В девять вечера все уже спали. Слышны был лишь лай собак за долиной, иногда — мычание коров и громкий храп смертельно уставших художников.
Случались время от времени и праздники. Художники с детской непосредственностью веселились на деревенских гуляньях. Кто-то украшал здание мэрии, другие, устав от деревенских забав, устраивали розыгрыши, к которым привыкли в мастерской. Чаще всего это был Коро. Полный жизненной энергии, веселый Коро мог перебудить на заре всех постояльцев, во все горло распевая любимые песни своей молодости — песни времен Реставрации. На свадьбе дочери хозяина харчевни он был душой общества, организовал факельное шествие, игру в кегли, а во время танца с бутылками постоянно подзадоривал танцоров. Сущность забавы состояла в том, чтобы проплясать вокруг расставленных, как при игре в кегли, бутылок, не уронив ни одной.
Любимой мишенью для грубых шуток были буржуа. Гонкуры описывают несколько смачных примеров шалостей, якобы подстроенных одним из обитателей деревни, художником-неудачником Анатолем, центральным персонажем написанного ими романа. Жертвами его шуточек стали Бари и Карпо. Бари, одетого как буржуа, приняли за рантье, случайно забредшего в Барбизон, и осыпали насмешками. Сделав вид, что он ничего не понял, добродушный Бари выслушал их не моргнув глазом, зная, что придет и его черед посмеяться. Долго ждать не пришлось: кто-то подошел к нему, чтобы передать, что его ожидает Теодор Руссо. Услышав имя известного художника, [73] шутники смутились… Карпо же, который любил броско одеваться и унизывал пальцы кольцами, однажды приняли за полицейского осведомителя и чуть было не спустили с лестницы в харчевне.
73
Теодор Руссо, как известно, являлся главным авторитетом, «мэтром» для художников, принадлежащих барбизон-ской школе.
Эти молодчики не могли представить себе художников иначе как с длинными волосами, бородой и в нелепом, полубогемном-полудеревенском наряде.
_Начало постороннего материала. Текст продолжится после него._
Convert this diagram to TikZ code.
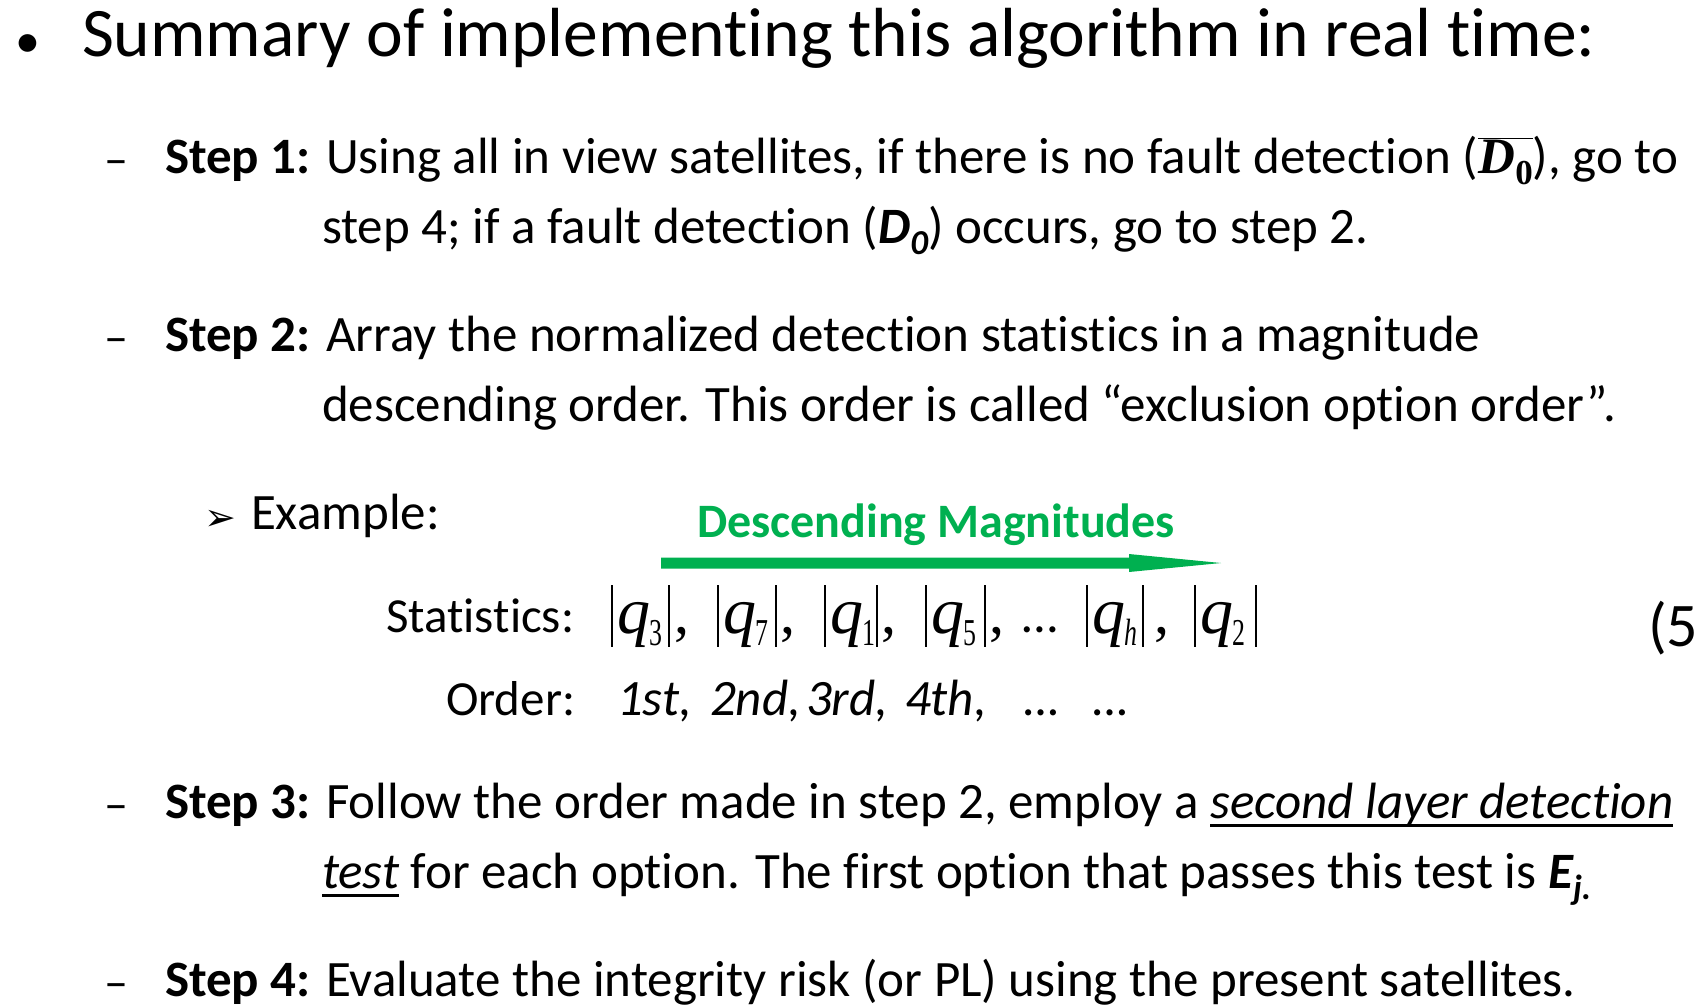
\documentclass[tikz,border=0pt]{standalone}
\usepackage{fontspec}
\usepackage{graphicx}
\setmainfont{Carlito}[Ligatures={NoCommon}]
\newfontfamily\tms{Liberation Serif}
\newfontfamily\djv{DejaVu Sans}
\usetikzlibrary{calc}
\definecolor{slidegreen}{RGB}{0,176,80}
% underline with a fixed offset below the baseline
\newcommand\ulin[1]{\setbox0\hbox{#1}\rlap{\rule[-0.17em]{\wd0}{0.055em}}\box0{}}
% narrow subscript of the statistics
\newcommand\qsub[1]{\raisebox{-0.19em}{\fontsize{38}{38}\selectfont\upshape\scalebox{0.68}[1]{#1}}}
\begin{document}
\begin{tikzpicture}[x=1pt,y=-1pt,
  every node/.style={inner sep=0pt,outer sep=0pt,anchor=base west},
  titletxt/.style={font=\fontsize{69.5}{80}\selectfont},
  body/.style={font=\fontsize{51}{60}\selectfont},
  bodyit/.style={font=\fontsize{51}{60}\selectfont\itshape},
  dashmark/.style={font=\fontsize{48}{50}\selectfont},
  qsym/.style={font=\fontsize{66}{66}\selectfont\tms\itshape},
  absbar/.style={line width=1.3pt},
  greenarrow/.style={fill=slidegreen,draw=none}]
\useasboundingbox (0,0) rectangle (1694,1005);
\clip (0,0) rectangle (1694,1005);

% heading
\node[font=\fontsize{50}{50}\selectfont] (bul) at (15,57) {\textbullet};
\node[titletxt] (title) at (82,56) {Summary of implementing this algorithm in real time:};

% step 1
\node[dashmark] (d1) at (104,175) {–};
\node[body] (s1a) at (165,173) {\textbf{Step 1:} Using all in view satellites, if there is no fault detection ($\overline{\hbox{\tms\bfseries\itshape D\raisebox{-0.22em}{\fontsize{35}{35}\selectfont\upshape 0}}}$), go to};
\node[body] (s1b) at (322,243) {step 4; if a fault detection (\textbf{\textit{D\raisebox{-0.22em}{\fontsize{35}{35}\selectfont 0}}}) occurs, go to step 2.};

% step 2
\node[dashmark] (d2) at (104,353) {–};
\node[body] (s2a) at (165,351) {\textbf{Step 2:} Array the normalized detection statistics in a magnitude};
\node[body] (s2b) at (322,421) {descending order. This order is called “exclusion option order”.};

% example
\node[font=\fontsize{38}{38}\selectfont\djv] (ex0) at (204,530) {➢};
\node[body] (ex) at (251,529) {Example:};
\node[font=\fontsize{48}{50}\selectfont\bfseries,text=slidegreen] (desc) at (697,537) {Descending Magnitudes};
\coordinate (arA) at (661,563);
\coordinate (arB) at (1221,563);
\fill[greenarrow] ($(arA)+(0,-5.5)$) -- ($(arB)+(-92,-5.5)$) -- ($(arB)+(-92,-9)$) -- (arB)
  -- ($(arB)+(-92,9)$) -- ($(arB)+(-92,5.5)$) -- ($(arA)+(0,5.5)$) -- cycle;

\node[font=\fontsize{49}{60}\selectfont] (stat) at (386,632) {Statistics:};
\foreach \xl/\s/\xr/\k in {612/3/669/a,718/7/776/b,825/1/877/c,926/5/985/d,1087/\textit{h}/1143/e,1195/2/1256/f}{
  \draw[absbar] (\xl,585) -- (\xl,647);
  \node[qsym] (q\k) at (\xl+5,633) {q\kern-0.5pt\qsub{\s}};
  \draw[absbar] (\xr,585) -- (\xr,647);
}
\foreach \xr/\k in {674/a,780/b,881/c,989/d,1154/e}{
  \node[font=\fontsize{60}{60}\selectfont\tms] (c\k) at (\xr,633) {,};
}
\node[body] (sdots) at (1022,632) {…};
\node[font=\fontsize{62}{62}\selectfont] (eqn) at (1648,646) {(5};

\node[font=\fontsize{49}{60}\selectfont] (ord) at (446,715) {Order:};
\node[bodyit] (o1) at (617,715) {1st,};
\node[bodyit] (o2) at (710,715) {2nd,};
\node[bodyit] (o3) at (806,715) {3rd,};
\node[bodyit] (o4) at (905,715) {4th,};
\node[bodyit] (o5) at (1024,715) {…};
\node[bodyit] (o6) at (1093,715) {…};

% step 3
\node[dashmark] (d3) at (104,820) {–};
\node[body] (s3a) at (165,818) {\textbf{Step 3:} Follow the order made in step 2, employ a \ulin{\textit{second layer detection}}};
\node[body] (s3b) at (322,888) {\ulin{\textit{test}} for each option. The first option that passes this test is \textbf{\textit{E\raisebox{-0.22em}{\fontsize{35}{35}\selectfont j.}}}};

% step 4
\node[dashmark] (d4) at (104,998) {–};
\node[body] (s4) at (165,996) {\textbf{Step 4:} Evaluate the integrity risk (or PL) using the present satellites.};
\end{tikzpicture}
\end{document}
С 1863 года точно такой же образ жизни вели Моне, Ренуар, Базиль, Сислей, Писсарро и Сезанн. Однако, чтобы их не путали с художниками из Барбизона, они никогда не останавливались в харчевне Ганна и отдавали предпочтение гораздо более комфортабельным гостиницам «Белая лошадь» и «Золотой лев» в Шайиан-Бьере. В первый свой приезд, на Пасху в 1863 году, они задержались здесь не больше недели, однако этого было вполне достаточно, чтобы всей душой полюбить работу на пленэре. Впоследствии они часто приезжали в Шайи, перемежая поездки сюда с набегами на нормандское побережье и Онфлёр.